Kelley: TSA Collective Bargaining Rights Key to More Effective Agency

Press Release September 23, 2010

Washington, D.C.—Collective bargaining will present the Transportation Security Administration (TSA) with a time-tested, well-defined process for improving TSA workplaces and employee morale, and leading the way to developing an agency better prepared to meet its critical national security issues.

That was the message delivered to a House subcommittee today by President Colleen M. Kelley of the National Treasury Employees Union (NTEU)in submitted testimony. NTEU is leading the effort to secure collective bargaining rights for the TSA workforce.

While TSA ranked low—220th out of 224—in a recent “Best Places to Work” survey, President Kelley told a House Homeland Security subcommittee that TSA Officers believe in their mission and love what they do.

“They go to work every day wanting to contribute to our security,” she said in her testimony to the Transportation Security and Infrastructure Subcommittee, chaired by Rep. Sheila Jackson Lee (D-Texas).

President Kelley noted that TSA has a new leader in place, Administrator John S. Pistole, and pledged to work together with him to make the agency better.

While addressing six areas of concern, President Kelley’s testimony emphasized the need for collective bargaining rights. “Collective bargaining would give TSA Officers a voice in their workplace,” she said, allowing them to work with TSA leadership “to devise uniform, fair and transparent personnel procedures that will improve overall job satisfaction and morale of the workforce.”

She added: “Collective bargaining would provide TSA with a time-tested and well-defined process for ensuring fair treatment, addressing issues with appraisals, evaluations, testing and pay, provide for a fair and transparent scheduling process and give employees a hand in improving workplace safety”—all the while preserving the rights of management.

“Federal labor relations,” she said, “are set up so that the mission of every agency is of paramount importance.” NTEU recently conducted a survey of TSA Officers which found that 85 percent of TSA employees believe that collective bargaining rights would improve the effectiveness of TSA.

Along with the need for collective bargaining—NTEU is seeking both an administration directive and congressional approval of H.R. 1881, which would grant such rights—the NTEU leader raised these related TSA issues with the subcommittee: pay, training, leave, worker’s compensation and labor-management relations.

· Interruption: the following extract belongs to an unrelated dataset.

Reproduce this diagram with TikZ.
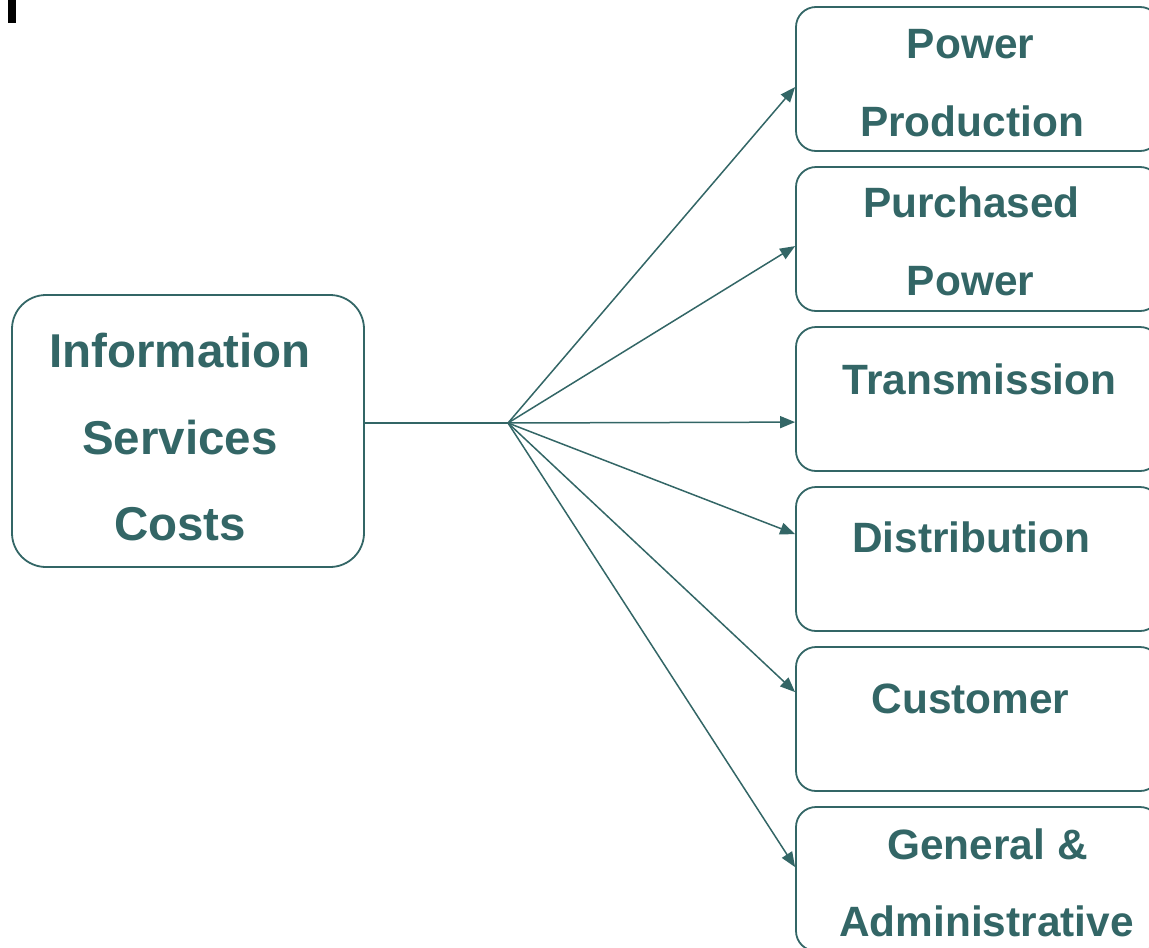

All are in need of serious improvement, she said. For example, Kelley noted the recent dismal showing of TSA in the Best Places ranking and said employee perceptions at TSA are that senior leaders misuse their authority, exercise it inconsistently and show little regard for employees’ ideas about how to do the work better.

“There is also a sense that work rules are too rigid, not taking into account personal emergencies or other circumstances beyond an employee’s control,” she said.

NTEU is engaged is a nationwide organizing campaign among TSA Officers and has petitioned the Federal Labor Relations Authority for a union representation election at the agency. Meanwhile, on the parallel track, NTEU continues to press vigorously for TSA Officer collective bargaining rights.

NTEU is the largest independent federal union, representing 150,000 employees in 31 agencies and departments.